Mudhoney March to Fuzz: Best of and Rarities (Sub Pop)
Reissues
Reviewed by Raoul Hernandez, Fri., May 19, 2000

Mudhoney
March to Fuzz: Best of and Rarities (Sub Pop)
Seldom has so little been put to such good use. That's the nature of punk rock, and in this idiom, few bands were better at it throughout the rollercoaster Nineties than Seattle's Mudhoney. Four guys, two distortion pedals, and one scrawny, wise-ass singer with a sneer was all it took. When "Suck You Dry," the second song on this perfectly executed 2-CD career summation, blasts out of your speakers with enough fuzzbucket guitar to stop a wrecking ball, you realize Mudhoney actually belongs in the top tier of punk rock acts for the last 20 years! "There are only a few of our songs which I think came out perfect," writes guitarist Steve Turner about the song in the banter-buoyed annotation that accompanies all 52 songs on March to Fuzz. "This is definitely one of them." Another, "I Have to Laugh" from 1998's overlooked Jim Dickinson-produced prize, Tomorrow Hit Today, follows. "Another perfect song," boasts singer Mark Arm, and he's right. They're both right. Two and half hours of screeching, rawboned Sixties garage rock boosted by late-Eighties angst and Nineties bombast couldn't possibly snarl more down 'n' dirty than this mudcovered testament to man's helpless need to just plain RAWK!!! Shifting through six full-length albums and a veritable troughful of singles, EPs, and miscellaneous tracks, the "Best of" first disc slams through a seething, 73-minute main set featuring catalog favorites like "Judgement, Rage, Retribution, and Thyme," "Into the Drink," and "Touch Me I'm Sick," while the "Rarities and B-side" gathers an endless encore's worth of covers: Spaceman 3 ("Revolution"), Angry Samoans ("You Stupid Asshole"), Damned ("Stab Your Back"), Elvis Costello ("Pump It Up"), Black Flag ("Fix Me"), Fang ("The Money Will Roll Right In"), Motörhead ("Over the Top"), and of course Austin's Jimmie Dale Gilmore ("Tonight I Think I'm Gonna Go Downtown"). The Dicks' "Hate the Police" actually closes the first disc, which only proves that, original or cover, Mudhoney absorbs all songs into their airplane engine roar.

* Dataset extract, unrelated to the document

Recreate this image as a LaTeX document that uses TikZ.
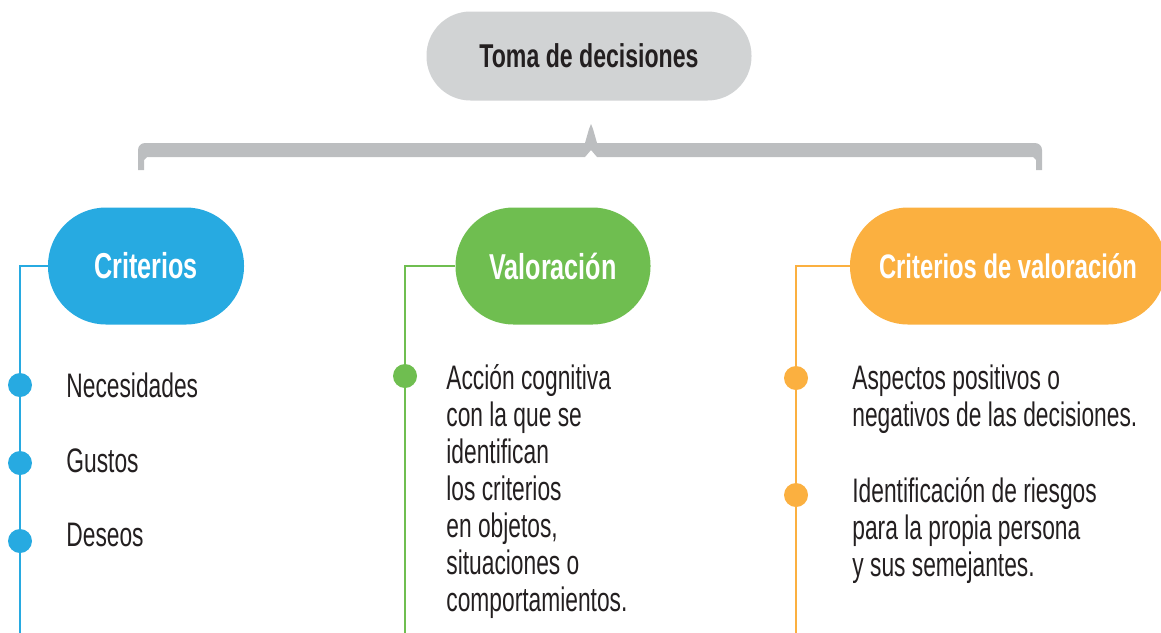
\documentclass[tikz,border=0pt]{standalone}
\usepackage{fontspec}
\setmainfont{Liberation Sans}[FakeStretch=0.67, BoldFeatures={FakeStretch=0.70}]
\usepackage{xcolor}
\usepackage{tikz}
\usetikzlibrary{positioning, calc}

\definecolor{pillgray}{HTML}{D1D3D4}
\definecolor{bracegray}{HTML}{BCBEC0}
\definecolor{critblue}{HTML}{27AAE1}
\definecolor{valgreen}{HTML}{6FBE50}
\definecolor{cvorange}{HTML}{FBB040}
\definecolor{inkdark}{HTML}{231F20}

\begin{document}
\begin{tikzpicture}[
  x=0.5pt, y=-0.5pt,
  pill/.style={rectangle, rounded corners=29pt, minimum height=58.5pt,
               inner sep=0pt, text=white, font=\fontsize{18}{18}\selectfont\bfseries},
  dot/.style={circle, inner sep=0pt, minimum size=12pt},
  item/.style={anchor=north west, inner sep=0pt, align=left, text=inkdark,
               font=\fontsize{17}{18.5}\selectfont},
  stem/.style={line width=1.1pt},
]
  \useasboundingbox (0,0) rectangle (1161,632);

  % cabecera
  \node[pill, fill=pillgray, text=inkdark, minimum width=162.5pt, minimum height=44.5pt,
        rounded corners=22pt, font=\fontsize{16.5}{18}\selectfont\bfseries] (top) at (589,56) {Toma de decisiones};

  % llave
  \fill[bracegray] (138,170) -- (138,150) arc[start angle=180, end angle=270, radius=7]
    -- (585,143) -- (589,129) -- (591,124) -- (593,129) -- (597,143)
    -- (1035,143) arc[start angle=270, end angle=360, radius=7]
    -- (1042,170) -- (1036,170) -- (1036,160) -- (1033,157)
    -- (597,157) -- (591,150) -- (585,157)
    -- (147,157) -- (144,160) -- (144,170) -- cycle;

  % columna 1
  \node[pill, fill=critblue, minimum width=98pt] (crit) at (146,266) {Criterios};
  \coordinate (critend) at (20,640);
  \draw[stem, critblue] (crit.west) -| (critend);
  \node[dot, fill=critblue] (c1) at (20,385) {};
  \node[dot, fill=critblue] (c2) at (20,463) {};
  \node[dot, fill=critblue] (c3) at (20,541) {};
  \node[item] (c1t) at (66,372) {Necesidades};
  \node[item] (c2t) at (66,448) {Gustos};
  \node[item] (c3t) at (66,523) {Deseos};

  % columna 2
  \node[pill, fill=valgreen, minimum width=97.5pt] (val) at (553,266) {Valoración};
  \coordinate (valend) at (405,640);
  \draw[stem, valgreen] (val.west) -| (valend);
  \node[dot, fill=valgreen] (v1) at (405,376) {};
  \node[item] (v1t) at (446,364) {Acción cognitiva\\con la que se\\identifican\\los criterios\\en objetos,\\situaciones o\\comportamientos.};

  % columna 3
  \begin{scope}
    \clip (0,0) rectangle (1161,632);
    \node[pill, fill=cvorange, minimum width=158pt, font=\fontsize{17}{18}\selectfont\bfseries] (cval) at (1008,266) {Criterios de valoración};
  \end{scope}
  \coordinate (cvalend) at (796,640);
  \draw[stem, cvorange] (cval.west) -| (cvalend);
  \node[dot, fill=cvorange] (o1) at (796,378) {};
  \node[dot, fill=cvorange] (o2) at (796,495) {};
  \node[item] (o1t) at (852,364) {Aspectos positivos o\\negativos de las decisiones.};
  \node[item] (o2t) at (852,477) {Identificación de riesgos\\para la propia persona\\y sus semejantes.};
\end{tikzpicture}
\end{document}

Bound by a gatefold cardboard sleeve, detailed with artwork by Fotheringham, and supported by a superior design and top-notch graphics, it's clear as much care went into this package as went into the song selection and sequencing. According to Turner in the liner notes, bassist Matt Lukin quit the band for good at the end of 1999, so the group's future is in doubt. Its place in the pantheon of punk rock greats is not.